Glory nodded. She was beginning to feel better. “He was killed in an explosion a couple of months after he joined the air force.”
“That’s real sad,” said Mr. Ballard sincerely. “But I know he wouldn’t want you here in the graveyard, crying your pretty eyes out, on Christmas Eve!”
Glory chuckled. “You’re right about that.”
“Of course I am,” the old man responded. “I’m on my way over to Delphine’s Diner for some pecan pie and eggnog. You ought to come along—there’s always room for one more when she throws a party.”
Nodding, Glory smiled. “I know,” she answered.
Mr. Ballard started to say something else, but just as he opened his mouth, Glory saw a patrol car pull up down by the gates, lights flashing. Her heart surged into her throat.
“Jesse,” she whispered.
Mr. Ballard gave a pleased cackle. “You wanted for some crime, young lady?” he teased.
“I’m an incorrigible jaywalker,” Glory confided, and Mr. Ballard laughed.
“I’d better run along before the pie’s all gone. You sure you don’t want to come along?”
Impulsively Glory kissed his cheek. “Maybe I’ll be by later,” she said. Her heartbeat was loud and fast now, pounding in her ears. “Merry Christmas, Mr. Ballard.”
“Merry Christmas to you, little lady,” he responded. He passed Jesse on his way down the hill and touched the brim of his hat in that same courtly manner as before.
Jesse didn’t even seem to see Mr. Ballard; he was looking up at Glory. Reaching her, he took her shoulders in his hands.
“I thought you left for the money,” he said gruffly. “But tonight Gramps told me he threatened to have Dylan framed for some crime if you stayed.”
“Or if I said so much as a word to you,”
Glory clarified, swallowing. “What are you doing here, Jesse?”
He grasped her hand and led her to a nearby bench. After dusting off some of the snow so she could sit, Jesse pressed her onto the bench and dropped to one knee in front of her. Snow and mud were probably seeping through his pant leg, but he didn’t seem to care. “Glory, I was wrong. I was stubborn and prideful, and you were right when you said I was only thinking of myself. Will you forgive me? Please?”
Glory blinked, uncertain that any of this was really happening. Maybe it was all an illusion. “Well—okay.”
Jesse gave a jubilant burst of laughter, rising to his feet and hauling Glory with him. He put his arms around her and kissed her thoroughly. “I love you,” he said when it was over.
She stared up at him. This was real, all right. No fantasy kiss had ever felt like that. “Well, I love you, too, but—”

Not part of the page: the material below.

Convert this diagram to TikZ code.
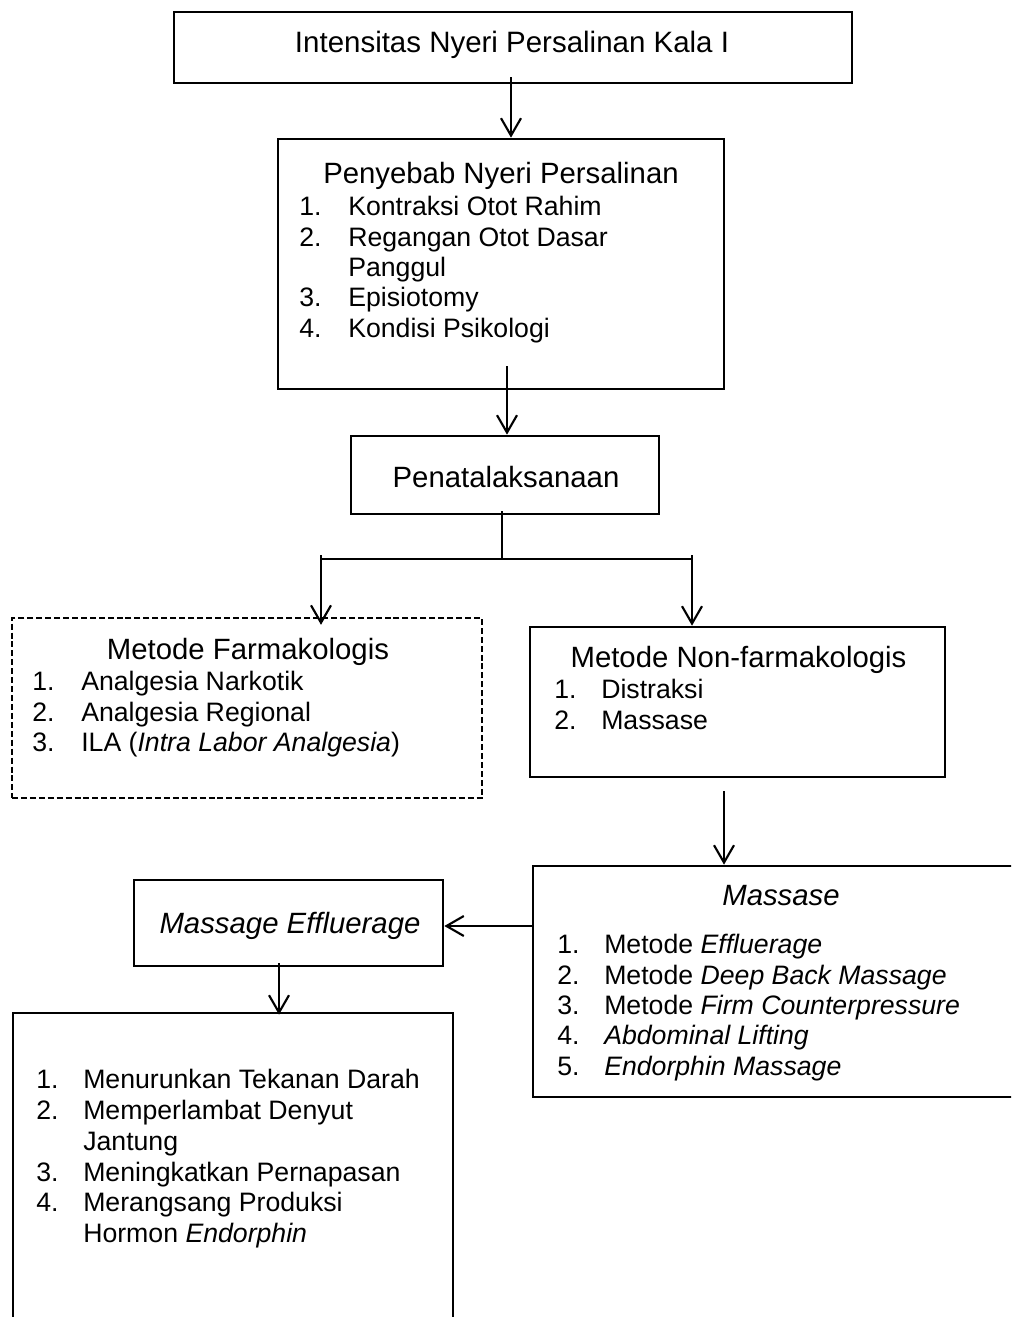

He laid a finger to her lips. “But nothing. Will you marry me, Glory? Now—tonight?”
She kissed the tip of his finger and then reluctantly shook her head. “No, Jesse. We have too many things to work out. But I’ll marry you in the summer if you still want me.”
Jesse held her close, and it felt impossibly good. His lips moved against her temple. “But you won’t leave again—you’ll stay right here in Pearl River?”
Glory cupped her hands on either side of his face, feeling a new beard scratch against her palms. “I’ll stay, Jesse. I promise,” she said, and then she stood on tiptoe to kiss him.
Chapter 11
The lights of the Bainbridge mansion glowed golden through the snowy night, and as the patrol car reached the top of the driveway, the door burst open and a small silhouette appeared in the opening.
“Today Ilene told me to grow up,” Jesse confessed hoarsely, as he brought the car to a stop in front of the garage, “and I think I finally have. No matter what happens between us over the next six months, Glory, Liza is your child as much as mine, and I won’t ever try to keep you away from her again.”
Glory squeezed his hand and pushed open the car door. “Liza!” she called in a happy sob.